Continuing from
(please read for context)
…So after that sleepless night I got ready for work early in the morning
and went to take the train to my working place, when I started feeling quite
weak. There was also a strike going on and because some of the public
transportation was taking part in the strike, the remaining ones were so full
that not everyone could take the next bus or tram but had to wait for the next
or the next or the next…
Realizing how exhausted I had made myself, especially due to
participating in an emotional reaction in my mind –which obviously had
consequences for my physical body’s condition– I decided to cash in the
consequence and go back home, rest or maybe try and get some sleep after all.
I couldn’t get any sleep, but after resting a bit, I looked again at
what had taken place since last night – and I saw how I had in fact in one
single moment made the decision to follow the thoughts that were coming up –
I WANTED to think, I WANTED to 'sort this out NOW' – I wanted to keep on
thinking about it until it would be clear … though really, most of us do have
the knowledge, through experience, about how things only get worse/more
confusing when we only ‘think about’ them on our mind, instead of for instance
either writing it out and giving it direction toward a solution OR talking
about it with another person also from the starting point of understanding the
problem to see the solution.
It was also in one single moment that I had made the decision in my mind
that: I won't be able to sleep. I can't sleep. I must sort this out now. I
continued thinking myself to exhaustion, and did not get anywhere – obviously.

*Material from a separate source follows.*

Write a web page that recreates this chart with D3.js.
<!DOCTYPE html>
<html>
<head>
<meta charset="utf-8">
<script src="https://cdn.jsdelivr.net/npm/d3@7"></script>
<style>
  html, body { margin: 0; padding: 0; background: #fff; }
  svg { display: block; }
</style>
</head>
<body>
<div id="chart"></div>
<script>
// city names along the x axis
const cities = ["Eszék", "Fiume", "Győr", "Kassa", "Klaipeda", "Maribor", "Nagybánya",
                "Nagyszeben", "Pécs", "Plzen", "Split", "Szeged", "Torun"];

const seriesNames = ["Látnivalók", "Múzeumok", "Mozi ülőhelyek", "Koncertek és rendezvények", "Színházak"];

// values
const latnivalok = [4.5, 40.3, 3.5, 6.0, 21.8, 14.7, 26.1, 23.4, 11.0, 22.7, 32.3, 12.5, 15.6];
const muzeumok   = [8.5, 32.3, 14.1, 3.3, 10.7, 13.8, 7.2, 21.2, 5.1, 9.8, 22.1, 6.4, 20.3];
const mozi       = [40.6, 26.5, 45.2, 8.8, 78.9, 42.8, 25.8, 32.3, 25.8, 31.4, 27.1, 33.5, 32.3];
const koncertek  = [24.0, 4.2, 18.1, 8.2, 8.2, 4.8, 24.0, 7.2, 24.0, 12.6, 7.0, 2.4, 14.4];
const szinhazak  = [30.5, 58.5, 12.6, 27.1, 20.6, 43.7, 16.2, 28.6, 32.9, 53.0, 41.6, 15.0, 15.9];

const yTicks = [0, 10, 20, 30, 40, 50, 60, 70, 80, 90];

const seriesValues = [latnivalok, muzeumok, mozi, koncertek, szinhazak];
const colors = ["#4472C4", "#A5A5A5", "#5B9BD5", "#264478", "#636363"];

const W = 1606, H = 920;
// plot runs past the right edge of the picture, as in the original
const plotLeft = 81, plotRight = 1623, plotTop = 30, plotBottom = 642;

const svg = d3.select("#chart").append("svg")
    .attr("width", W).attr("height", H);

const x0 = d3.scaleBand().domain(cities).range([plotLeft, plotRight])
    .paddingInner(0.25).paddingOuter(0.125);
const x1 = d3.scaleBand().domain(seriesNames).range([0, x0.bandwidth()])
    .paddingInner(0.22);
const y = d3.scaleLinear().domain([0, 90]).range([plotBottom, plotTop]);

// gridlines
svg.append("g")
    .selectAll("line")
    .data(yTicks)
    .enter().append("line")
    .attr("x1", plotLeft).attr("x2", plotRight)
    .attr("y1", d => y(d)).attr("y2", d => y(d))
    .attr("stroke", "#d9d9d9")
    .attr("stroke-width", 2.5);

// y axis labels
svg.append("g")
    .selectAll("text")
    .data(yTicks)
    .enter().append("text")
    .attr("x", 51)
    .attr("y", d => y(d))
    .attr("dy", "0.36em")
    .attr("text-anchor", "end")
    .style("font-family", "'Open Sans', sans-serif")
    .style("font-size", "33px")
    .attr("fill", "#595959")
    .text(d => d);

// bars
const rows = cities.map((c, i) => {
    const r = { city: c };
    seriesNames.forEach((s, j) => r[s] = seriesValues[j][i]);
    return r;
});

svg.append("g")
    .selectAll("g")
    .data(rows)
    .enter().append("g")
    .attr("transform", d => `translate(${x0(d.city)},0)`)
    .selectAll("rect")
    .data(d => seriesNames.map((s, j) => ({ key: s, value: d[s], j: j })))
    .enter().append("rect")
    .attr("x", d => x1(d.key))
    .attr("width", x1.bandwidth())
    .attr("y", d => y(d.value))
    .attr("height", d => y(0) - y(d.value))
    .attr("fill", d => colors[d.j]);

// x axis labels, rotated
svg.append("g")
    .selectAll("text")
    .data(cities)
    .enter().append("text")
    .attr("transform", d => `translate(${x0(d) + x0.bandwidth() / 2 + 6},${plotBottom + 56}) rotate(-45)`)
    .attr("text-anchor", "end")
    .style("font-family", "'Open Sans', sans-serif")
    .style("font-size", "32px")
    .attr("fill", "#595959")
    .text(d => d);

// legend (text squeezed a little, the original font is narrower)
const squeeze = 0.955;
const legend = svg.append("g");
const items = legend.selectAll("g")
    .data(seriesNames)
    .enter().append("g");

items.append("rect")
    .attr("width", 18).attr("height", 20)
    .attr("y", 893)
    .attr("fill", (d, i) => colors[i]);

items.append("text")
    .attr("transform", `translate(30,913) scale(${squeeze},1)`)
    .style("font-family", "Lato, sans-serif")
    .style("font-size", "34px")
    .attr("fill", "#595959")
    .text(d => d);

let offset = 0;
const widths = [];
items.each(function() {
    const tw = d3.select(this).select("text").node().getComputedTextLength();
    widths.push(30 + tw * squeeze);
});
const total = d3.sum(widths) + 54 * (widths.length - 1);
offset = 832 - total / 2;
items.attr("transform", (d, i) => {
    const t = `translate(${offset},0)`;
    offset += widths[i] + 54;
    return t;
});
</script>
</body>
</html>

Have you ever noticed how our thinking tends to move in cycles? We
recycle the same thoughts over and over again – but real solutions do not come
out of such thinking processes.
So here I was, sitting on my couch the morning after this sleepless
night, realizing it was all indeed a moment's decision, in unawareness...

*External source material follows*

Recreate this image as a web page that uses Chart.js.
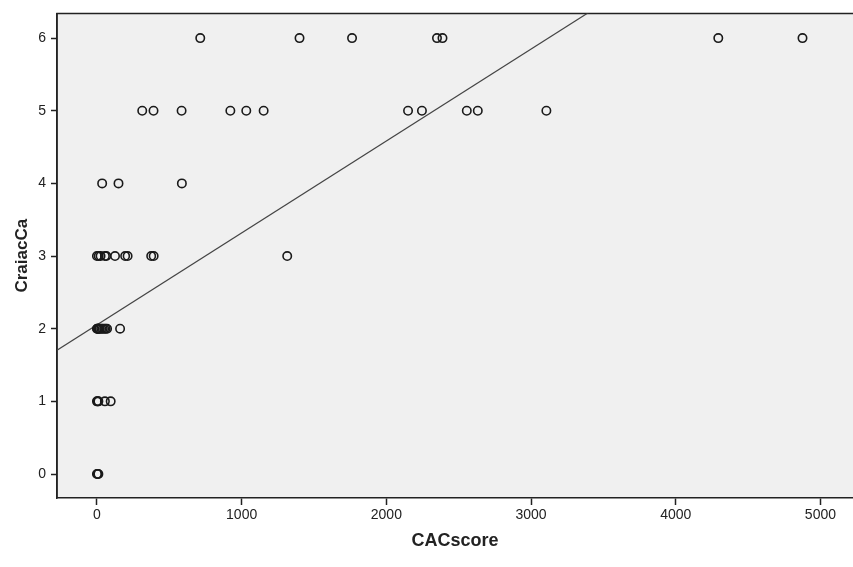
<!DOCTYPE html>
<html>
<head>
<meta charset="utf-8">
<script src="https://cdn.jsdelivr.net/npm/chart.js@4/dist/chart.umd.min.js"></script>
<style>
  html, body { margin: 0; padding: 0; background: #fff; overflow: hidden; }
  canvas { display: block; }
</style>
</head>
<body>
<canvas id="chart" width="853" height="567"></canvas>
<script>
// CACscore values grouped by CraiacCa level
const cac0 = [0, 5, 10];
const cac1 = [0, 5, 10, 55, 95];
const cac2 = [0, 3, 6, 10, 15, 20, 30, 40, 50, 60, 70, 160];
const cac3 = [0, 12, 25, 55, 65, 125, 195, 212, 375, 392, 1315];
const cac4 = [36, 149, 587];
const cac5 = [313, 391, 585, 922, 1032, 1152, 2150, 2246, 2556, 2632, 3106];
const cac6 = [714, 1400, 1763, 2350, 2388, 4294, 4876];
const levels = [cac0, cac1, cac2, cac3, cac4, cac5, cac6];

// fit line
const fitIntercept = 2.054;
const fitSlope = 0.001265;

const xMin = -276, xMax = 5225;
const yMin = -0.33, yMax = 6.34;
const xTicks = [0, 1000, 2000, 3000, 4000, 5000];
const yTicks = [0, 1, 2, 3, 4, 5, 6];

const points = [];
levels.forEach((arr, lvl) => arr.forEach(v => points.push({ x: v, y: lvl })));

const fitLine = [xMin, xMax].map(x => ({ x, y: fitIntercept + fitSlope * x }));

const plotBg = {
  id: "plotBg",
  beforeDraw(chart) {
    const { ctx, chartArea: a } = chart;
    ctx.save();
    ctx.fillStyle = "#f0f0f0";
    ctx.fillRect(a.left, a.top, chart.width - a.left, a.bottom - a.top);
    ctx.strokeStyle = "#222";
    ctx.lineWidth = 1.5;
    ctx.beginPath();
    ctx.moveTo(a.left, a.bottom);
    ctx.lineTo(a.left, a.top);
    ctx.lineTo(chart.width, a.top);
    ctx.stroke();
    ctx.restore();
  }
};

const tickFont = { family: "Liberation Sans, Arial", size: 14 };

new Chart(document.getElementById("chart"), {
  type: "scatter",
  data: {
    datasets: [
      {
        type: "line",
        data: fitLine,
        borderColor: "#444",
        borderWidth: 1.2,
        pointRadius: 0,
        fill: false,
        order: 2
      },
      {
        data: points,
        pointRadius: 4.2,
        pointBorderWidth: 1.6,
        pointBorderColor: "#1a1a1a",
        pointBackgroundColor: "rgba(0,0,0,0)",
        order: 1
      }
    ]
  },
  options: {
    responsive: false,
    animation: false,
    layout: { autoPadding: false, padding: { top: 9, right: 0, bottom: 0, left: 0 } },
    plugins: { legend: { display: false }, tooltip: { enabled: false } },
    scales: {
      x: {
        type: "linear",
        min: xMin,
        max: xMax,
        afterBuildTicks: s => { s.ticks = xTicks.map(v => ({ value: v })); },
        afterFit: s => { s.height = 69; },
        ticks: {
          color: "#222",
          padding: 2,
          maxRotation: 0,
          autoSkip: false,
          font: tickFont,
          callback: v => String(v)
        },
        grid: { drawOnChartArea: false, tickLength: 7, color: "#222", tickWidth: 1.5 },
        border: { color: "#222", width: 1.5 },
        title: {
          display: true,
          text: "CACscore",
          color: "#222",
          padding: { top: 0, bottom: 15 },
          font: { family: "Liberation Sans, Arial", size: 18, weight: "bold" }
        }
      },
      y: {
        min: yMin,
        max: yMax,
        afterBuildTicks: s => { s.ticks = yTicks.map(v => ({ value: v })); },
        afterFit: s => { s.width = 57; },
        ticks: {
          color: "#222",
          padding: 5,
          autoSkip: false,
          font: tickFont
        },
        grid: { drawOnChartArea: false, tickLength: 6, color: "#222", tickWidth: 1.5 },
        border: { color: "#222", width: 1.5 },
        title: {
          display: true,
          text: "CraiacCa",
          color: "#222",
          padding: { top: 12, bottom: 0 },
          font: { family: "Liberation Sans, Arial", size: 17, weight: "bold" }
        }
      }
    }
  },
  plugins: [plotBg]
});
</script>
</body>
</html>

For a moment now, upon seeing this, I was like…Shit, I ruined my night, I
ruined my day - there is so much work waiting for me at work, and I've fucked
it up.
But I truly wanted to get things done. I had made the decision for
myself that I’d like to finish all my projects at work before I start my
holidays. I started checking my workplace emails and the work load was getting
bigger and bigger, and I saw myself getting more and more stressed.
I really wanted my projects directive to be successful and I wanted to
get the job well done, and so upon realizing that I was going into stress about
it, I was like…OK, let me NOT go into this stress, let me see how to make the
best out of this situation.
And in one moment, as I was looking into finding the best way to move
forward with this, I "had an idea" = I saw the solution and I made
the decision:
I will take this ONE point (the projects requiring my direction at my
Job) and I will dedicate my day to this ONE point and I will make out of it a
practice point –
I saw it as a great opportunity to practice 'project management',
because here I was required to manage several projects at the same time.

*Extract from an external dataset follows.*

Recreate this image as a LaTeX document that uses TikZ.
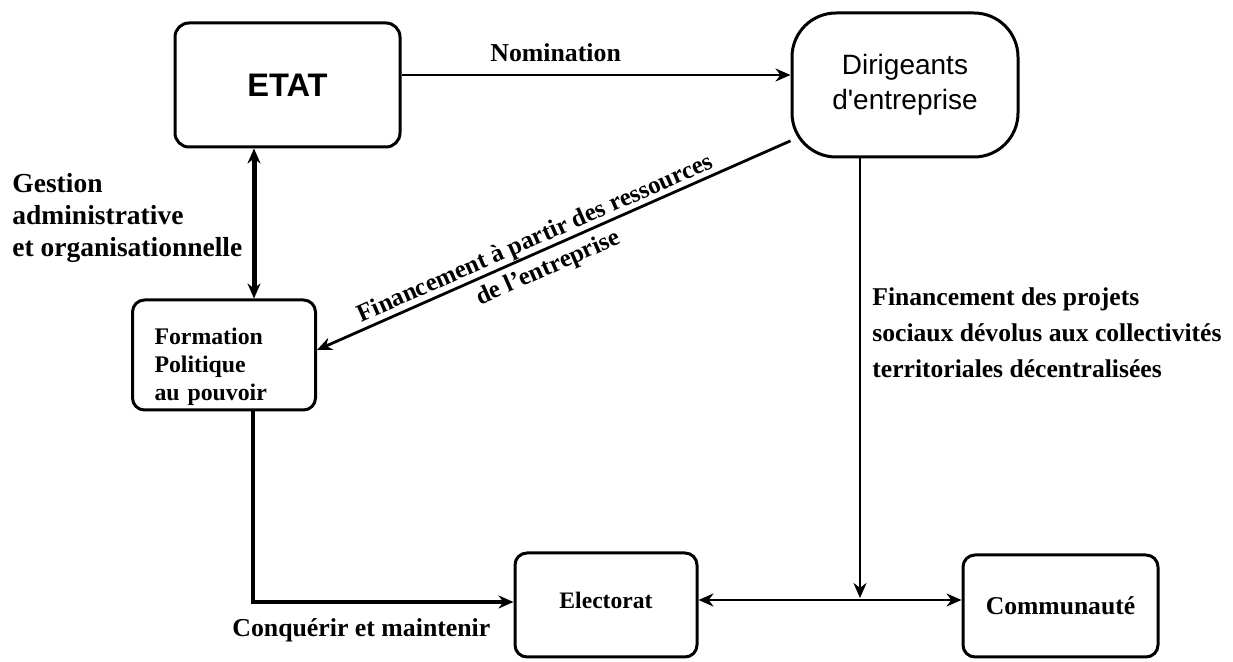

So I decided that I am able to prepare the steps, take the time to prepare
the timeline of what needs to be done for each project, see what I can already do/manage
now, from home, and so prepare the way for the next day where I can go to work
and get everything done, being clear about the steps that I need to take to
complete each project.
Here, in ONE moment, with ONE single decision, ONE simple shift within
myself – I turned from disempowerment where I felt overwhelmed and stressed with
the volume of work to be done, to SELF-EMPOWERMENT where I decided to turn this
into a fun practice that will benefit all and will support me in making the
best out of the moment and in fact the best out of this day.
And so I turned the stress and anxiety into a cool practice point for
myself in that moment, and it was amazing how my entire ‘mood’ and
self-experience changed in ONE go. I indeed had a good time preparing
everything as I had decided that I would, and next day I went to work with one
A4 paper for each project, all steps written out, I could follow through and
manage everything within exactly the time I had available.
I am sharing all this to show how we indeed have the CHOICE – one choice
in every moment: to either go into disempowerment – where we make something or
someone or a situation ‘more than’ self here; or self-empowerment – where we
take self-responsibility and pull off the directive to make the BEST out of a
moment, giving the BEST of ourselves.
To do this, we must practice stopping the mind, meaning: stopping the
automated thought- and experience-patterns; and instead taking directive and
truly making the BEST choices at any given moment. To do that, we need to
practice REAL-TIME self awareness and take responsibility for our creations.